Effects on file size
Bit depth affects file size. All other things being equal, a 32-bit file is twice the size of a 16-bit file, and an 8-bit file half the size of a 16-bit one.
Which bit depth to use
The less bits that are available per sample, the less precisely the digital audio can match the analog waveform, so the more digital noise will be present in the recording. To avoid unnecessarily reducing the sound quality, the selected bit depth should have significantly higher dynamic range than the material being recorded.
32-Bit
If you want or need the highest standards (for example, operate a recording studio), expect to do a large amount of manipulation of the data before export, and have audio source equipment with an extremely low noise floor, 32-bit recording (which is the default setting in Audacity) will give the best possible quality and avoid the bit depth having any effect on the sound even after heavy manipulation of the audio.
Finding audio sources capable of providing signals with better dynamic range than 24-bit resolution is a demanding task. A 32-bit data stream records 65,000 times the dynamic range of 16-bit CD audio. In real world applications, a lot of those bits will be normally recording nothing but very low level background noise.
24-Bit
24-bit recording may be used for signals that will be manipulated but still need to maintain the full 16-bit quality of CD audio. 24-bit is good for mastering.

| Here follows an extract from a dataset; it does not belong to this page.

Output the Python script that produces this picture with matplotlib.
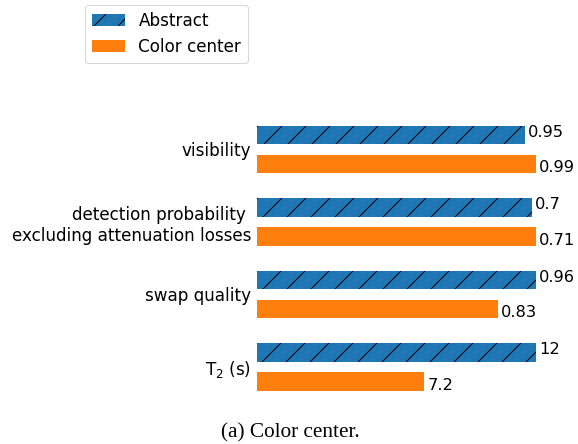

If you're merely listening to thousands of pounds of expertly chosen high end audio kit, and not doing large amounts of editing, there may be no real reason to exceed 24-bit depth.
16-Bit
16-bit matches audio CDs, and is thus suited where the better dynamic range and S/N ratio of CD quality audio is required. 16-bit is a good general purpose high quality setting. 16-bit recording is suitable for vinyl records.
8-Bit
8-bit resolution produces low quality audio, comparable to "Telephone quality". Audacity does not itself support 8-bit recording. 16-bit is the nearest option. It is possible to export files in an 8-bit format, though Audacity defaults to exporting as 16-bit.
If medium quality sources are to be manipulated before saving the recording, it may be preferable to record in 16-bit to avoid any possible quality loss during application of effects.
Bit Depth Equivalent Noise
The digital noise level for 16-bit or greater is extremely low. Audio CDs use 16-bit audio data, and at normal listening levels the digital noise level is too quiet to be audible.
32-bit (float): Recommended for audio processing. Allows very large amounts of amplification or other effects to be applied with no noticeable degradation of sound quality.
16-bit: Allows a dynamic range greater than 90 dB, which is roughly the difference between the sound level of a jackhammer at 1 meter distance, and normal breathing at 1 meter.
12-bit: Similar dynamic range to a top of the range cassette player when using high quality cassette tape and Dolby C-type noise reduction.
8-bit: Used in early PCs and video games. Similar dynamic range to analog telephone (landline), though note that telephone sound quality is also affected by a limited frequency range.
5-bit: Similar dynamic range to a 78 RPM phonograph disc after it has been played a few times.